| Aim of the task |
Exclude the pictures and reproduce the remaining data exactly as written.

| Data excerpt |
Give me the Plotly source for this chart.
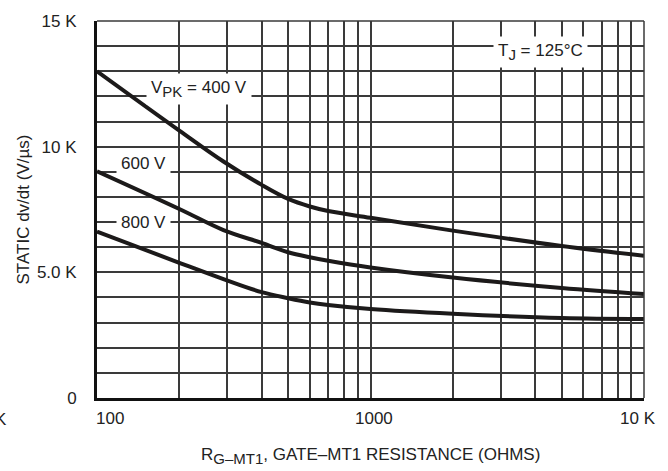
import math
import plotly.graph_objects as go

# ---- data ----
resistance = [100, 200, 290, 400, 500, 600, 700, 1000, 2000, 5000, 10000]
dvdt_400v = [13000, 10640, 9410, 8480, 7920, 7620, 7440, 7170, 6660, 6050, 5660]
dvdt_600v = [9020, 7520, 6680, 6170, 5800, 5600, 5460, 5190, 4790, 4380, 4140]
dvdt_800v = [6620, 5380, 4730, 4210, 3970, 3800, 3700, 3540, 3350, 3180, 3140]

x_tick_vals = [100, 1000, 10000]
x_tick_text = ["100", "1000", "10 K"]
x_minor_vals = [200, 300, 400, 500, 600, 700, 800, 900,
                2000, 3000, 4000, 5000, 6000, 7000, 8000, 9000]
y_tick_vals = [0, 5000, 10000, 15000]
y_tick_text = ["0", "5.0 K", "10 K", "15 K"]

SUB = '<sub><span style="font-size:15px">{}</span></sub>'
curve_labels = ["V" + SUB.format("PK") + " = 400 V", "600 V", "800 V",
                "T" + SUB.format("J") + " = 125°C"]
label_x = [236, 148, 148, 4180]
label_y = [12300, 9350, 7000, 13750]

x_title = "R" + SUB.format("G–MT1") + ", GATE–MT1 RESISTANCE (OHMS)"
y_title = "STATIC dv/dt (V/µs)"

# ---- style ----
FONT = "Liberation Sans, Arial, sans-serif"
TXT = "#222"
GRID = "#3a3a3a"
W, H = 668, 471
ML, MR, MT, MB = 97, 24, 14, 73

fig = go.Figure()
for ys in (dvdt_400v, dvdt_600v, dvdt_800v):
    fig.add_trace(go.Scatter(x=resistance, y=ys, mode="lines",
                             line=dict(color="#1c1a1a", width=4, shape="spline", smoothing=1.0),
                             showlegend=False, hoverinfo="skip"))

annotations = []
# log axis: annotation x is given in log10 units
for t, xv, yv in zip(curve_labels, label_x, label_y):
    annotations.append(dict(x=math.log10(xv), y=yv, xref="x", yref="y", text=t, showarrow=False,
                            font=dict(family=FONT, size=17, color=TXT),
                            bgcolor="white", borderpad=4, xanchor="center", yanchor="middle"))

x_label_shift = [13, 3, -6]
for xv, t, sh in zip(x_tick_vals, x_tick_text, x_label_shift):
    annotations.append(dict(x=math.log10(xv), y=0, xref="x", yref="paper", text=t, showarrow=False,
                            font=dict(family=FONT, size=17, color=TXT),
                            xanchor="center", yanchor="middle", yshift=-20, xshift=sh))

# axis titles
annotations.append(dict(x=0.5, y=0, xref="paper", yref="paper",
                        text=x_title, showarrow=False,
                        font=dict(family=FONT, size=17, color=TXT),
                        xanchor="center", yanchor="middle", yshift=-58))
annotations.append(dict(x=0, y=0.5, xref="paper", yref="paper",
                        text=y_title, showarrow=False, textangle=-90,
                        font=dict(family=FONT, size=17, color=TXT),
                        xanchor="center", yanchor="middle", xshift=-74, yshift=0))
# cropped label remnant at far left
annotations.append(dict(x=0, y=0, xref="paper", yref="paper", text="K", showarrow=False,
                        font=dict(family=FONT, size=17, color=TXT),
                        xanchor="left", yanchor="middle", xshift=-104, yshift=-21))

fig.update_layout(
    width=W, height=H,
    margin=dict(l=ML, r=MR, t=MT, b=MB),
    paper_bgcolor="white", plot_bgcolor="white",
    annotations=annotations,
    shapes=[
        dict(type="line", xref="paper", yref="paper", x0=0, x1=1, y0=1, y1=1,
             line=dict(color=GRID, width=1.5)),
        dict(type="line", xref="paper", yref="paper", x0=1, x1=1, y0=0, y1=1,
             line=dict(color=GRID, width=1.5)),
    ],
    xaxis=dict(type="log", range=[2, 4], tickvals=x_tick_vals, ticktext=x_tick_text,
               showticklabels=False, ticks="", showgrid=True, gridcolor=GRID, gridwidth=1.5,
               minor=dict(tickvals=x_minor_vals, showgrid=True, gridcolor=GRID, gridwidth=1.5, ticks=""),
               showline=True, linecolor="#111", linewidth=3, zeroline=False),
    yaxis=dict(range=[0, 15000], tickvals=y_tick_vals, ticktext=y_tick_text,
               tickfont=dict(family=FONT, size=17, color=TXT), ticks="",
               ticklabelstandoff=14,
               showgrid=True, gridcolor=GRID, gridwidth=1.5,
               minor=dict(dtick=1000, showgrid=True, gridcolor=GRID, gridwidth=1.5, ticks=""),
               showline=True, linecolor="#111", linewidth=3, zeroline=False),
)

fig.write_html("out.html", config={"displayModeBar": False},
               post_script="document.body.style.margin='0';document.body.style.padding='0';")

| Answer to the exercise |
Give me the Plotly source for this chart.
import math
import plotly.graph_objects as go

# ---- data ----
resistance = [100, 200, 290, 400, 500, 600, 700, 1000, 2000, 5000, 10000]
dvdt_400v = [13000, 10640, 9410, 8480, 7920, 7620, 7440, 7170, 6660, 6050, 5660]
dvdt_600v = [9020, 7520, 6680, 6170, 5800, 5600, 5460, 5190, 4790, 4380, 4140]
dvdt_800v = [6620, 5380, 4730, 4210, 3970, 3800, 3700, 3540, 3350, 3180, 3140]

x_tick_vals = [100, 1000, 10000]
x_tick_text = ["100", "1000", "10 K"]
x_minor_vals = [200, 300, 400, 500, 600, 700, 800, 900,
                2000, 3000, 4000, 5000, 6000, 7000, 8000, 9000]
y_tick_vals = [0, 5000, 10000, 15000]
y_tick_text = ["0", "5.0 K", "10 K", "15 K"]

SUB = '<sub><span style="font-size:15px">{}</span></sub>'
curve_labels = ["V" + SUB.format("PK") + " = 400 V", "600 V", "800 V",
                "T" + SUB.format("J") + " = 125°C"]
label_x = [236, 148, 148, 4180]
label_y = [12300, 9350, 7000, 13750]

x_title = "R" + SUB.format("G–MT1") + ", GATE–MT1 RESISTANCE (OHMS)"
y_title = "STATIC dv/dt (V/µs)"

# ---- style ----
FONT = "Liberation Sans, Arial, sans-serif"
TXT = "#222"
GRID = "#3a3a3a"
W, H = 668, 471
ML, MR, MT, MB = 97, 24, 14, 73

fig = go.Figure()
for ys in (dvdt_400v, dvdt_600v, dvdt_800v):
    fig.add_trace(go.Scatter(x=resistance, y=ys, mode="lines",
                             line=dict(color="#1c1a1a", width=4, shape="spline", smoothing=1.0),
                             showlegend=False, hoverinfo="skip"))

annotations = []
# log axis: annotation x is given in log10 units
for t, xv, yv in zip(curve_labels, label_x, label_y):
    annotations.append(dict(x=math.log10(xv), y=yv, xref="x", yref="y", text=t, showarrow=False,
                            font=dict(family=FONT, size=17, color=TXT),
                            bgcolor="white", borderpad=4, xanchor="center", yanchor="middle"))

x_label_shift = [13, 3, -6]
for xv, t, sh in zip(x_tick_vals, x_tick_text, x_label_shift):
    annotations.append(dict(x=math.log10(xv), y=0, xref="x", yref="paper", text=t, showarrow=False,
                            font=dict(family=FONT, size=17, color=TXT),
                            xanchor="center", yanchor="middle", yshift=-20, xshift=sh))

# axis titles
annotations.append(dict(x=0.5, y=0, xref="paper", yref="paper",
                        text=x_title, showarrow=False,
                        font=dict(family=FONT, size=17, color=TXT),
                        xanchor="center", yanchor="middle", yshift=-58))
annotations.append(dict(x=0, y=0.5, xref="paper", yref="paper",
                        text=y_title, showarrow=False, textangle=-90,
                        font=dict(family=FONT, size=17, color=TXT),
                        xanchor="center", yanchor="middle", xshift=-74, yshift=0))
# cropped label remnant at far left
annotations.append(dict(x=0, y=0, xref="paper", yref="paper", text="K", showarrow=False,
                        font=dict(family=FONT, size=17, color=TXT),
                        xanchor="left", yanchor="middle", xshift=-104, yshift=-21))

fig.update_layout(
    width=W, height=H,
    margin=dict(l=ML, r=MR, t=MT, b=MB),
    paper_bgcolor="white", plot_bgcolor="white",
    annotations=annotations,
    shapes=[
        dict(type="line", xref="paper", yref="paper", x0=0, x1=1, y0=1, y1=1,
             line=dict(color=GRID, width=1.5)),
        dict(type="line", xref="paper", yref="paper", x0=1, x1=1, y0=0, y1=1,
             line=dict(color=GRID, width=1.5)),
    ],
    xaxis=dict(type="log", range=[2, 4], tickvals=x_tick_vals, ticktext=x_tick_text,
               showticklabels=False, ticks="", showgrid=True, gridcolor=GRID, gridwidth=1.5,
               minor=dict(tickvals=x_minor_vals, showgrid=True, gridcolor=GRID, gridwidth=1.5, ticks=""),
               showline=True, linecolor="#111", linewidth=3, zeroline=False),
    yaxis=dict(range=[0, 15000], tickvals=y_tick_vals, ticktext=y_tick_text,
               tickfont=dict(family=FONT, size=17, color=TXT), ticks="",
               ticklabelstandoff=14,
               showgrid=True, gridcolor=GRID, gridwidth=1.5,
               minor=dict(dtick=1000, showgrid=True, gridcolor=GRID, gridwidth=1.5, ticks=""),
               showline=True, linecolor="#111", linewidth=3, zeroline=False),
)

fig.write_html("out.html", config={"displayModeBar": False},
               post_script="document.body.style.margin='0';document.body.style.padding='0';")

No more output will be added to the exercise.